As you do owe dues (and late fees), but they failed to give proper notice, you have some good room to negotiate.
You can hire a lawyer to represent you if you don't have any luck working with them directly (if you are pressed for time - meaning, if the sale is coming up very quickly you may want to hire a lawyer anyway - it isn't worth risking a sale date to save a few dollars, you can try to negotiate the cost of hiring an attorney into a reduction of your fees, but I wouldn't recommend messing around on this one if the sale date is approaching).
If the sale date is a ways off, start by sending them a letter, acknowledge that you owe assessments and fees, but identify the fact that they failed to give notice, give them a short period of time (for example "10 days from the date of this letter") to acknowledge your letter and remove the sale date, then remove the lien, at which point you will pay the past due assessments. (Or something to that affect - I am only giving suggestions for ways you may handle this, I cannot advise on specific courses of action).
You can also try using a mediator - a third party neutral is a good way to help break through an impasse and help negotiate a resolution in this type of situation. Contact the local bar association and ask for referrals to mediators - the mediator will contact the opposing attorney and help set up a mediation to resolve the issue (notify them of the time constraints at issue).

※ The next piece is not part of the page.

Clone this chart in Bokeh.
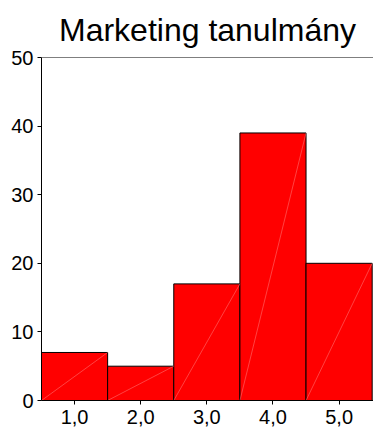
from bokeh.plotting import figure
from bokeh.models import FixedTicker, Range1d, Span
from bokeh.embed import file_html
from bokeh.resources import INLINE

categories = [1, 2, 3, 4, 5]
tick_labels = ["1,0", "2,0", "3,0", "4,0", "5,0"]
counts = [7, 5, 17, 39, 20]
y_ticks = [0, 10, 20, 30, 40, 50]

p = figure(width=373, height=432, output_backend="svg", toolbar_location=None,
           x_range=Range1d(0.5, 5.52), y_range=Range1d(0, 50),
           title="Marketing tanulmány",
           min_border_left=41, min_border_right=0, min_border_top=14, min_border_bottom=32)

p.vbar(x=categories, top=counts, width=1.0, fill_color="#ff0000", line_color="black", line_width=1)
left = [c - 0.5 for c in categories]
right = [c + 0.5 for c in categories]
zeros = [0] * len(categories)
p.segment(x0=left, y0=zeros, x1=right, y1=counts, line_color="#ff8c8c", line_width=0.6, line_alpha=0.8)

p.add_layout(Span(location=50, dimension="width", line_color="black", line_width=1))

p.title.text_font = "Liberation Sans"
p.title.text_font_size = "32px"
p.title.text_font_style = "normal"
p.title.align = "center"
p.title.text_color = "black"
p.title.standoff = 19

p.xaxis.ticker = FixedTicker(ticks=categories)
p.xaxis.major_label_overrides = {c: t for c, t in zip(categories, tick_labels)}
p.yaxis.ticker = FixedTicker(ticks=y_ticks)
for ax in (p.xaxis, p.yaxis):
    ax.major_label_text_font = "Liberation Sans"
    ax.major_label_text_font_size = "20px"
    ax.major_label_text_color = "black"
    ax.axis_line_color = "black"
    ax.major_tick_line_color = "black"
    ax.major_tick_out = 4
    ax.major_tick_in = 0
    ax.minor_tick_line_color = None
p.xaxis.major_label_standoff = 5
p.yaxis.major_label_standoff = 4

p.xgrid.grid_line_color = None
p.ygrid.grid_line_color = None
p.outline_line_color = None
p.background_fill_color = "white"
p.border_fill_color = "white"

open("out.html", "w").write(file_html(p, INLINE))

If none of this works, you will need to file a motion with the court to enjoin the sale (get an injunction based on the failure to give notice), but again, if you are at this stage, please hire a lawyer, I would hate to see you lose your house in an auction based on missing a procedural issue or some other matter (it is very hard to self educate yourself quickly enough to make effective use of the legal process - hiring a lawyer doesn't give you any additional rights, but it does help you fully exercise all of your rights).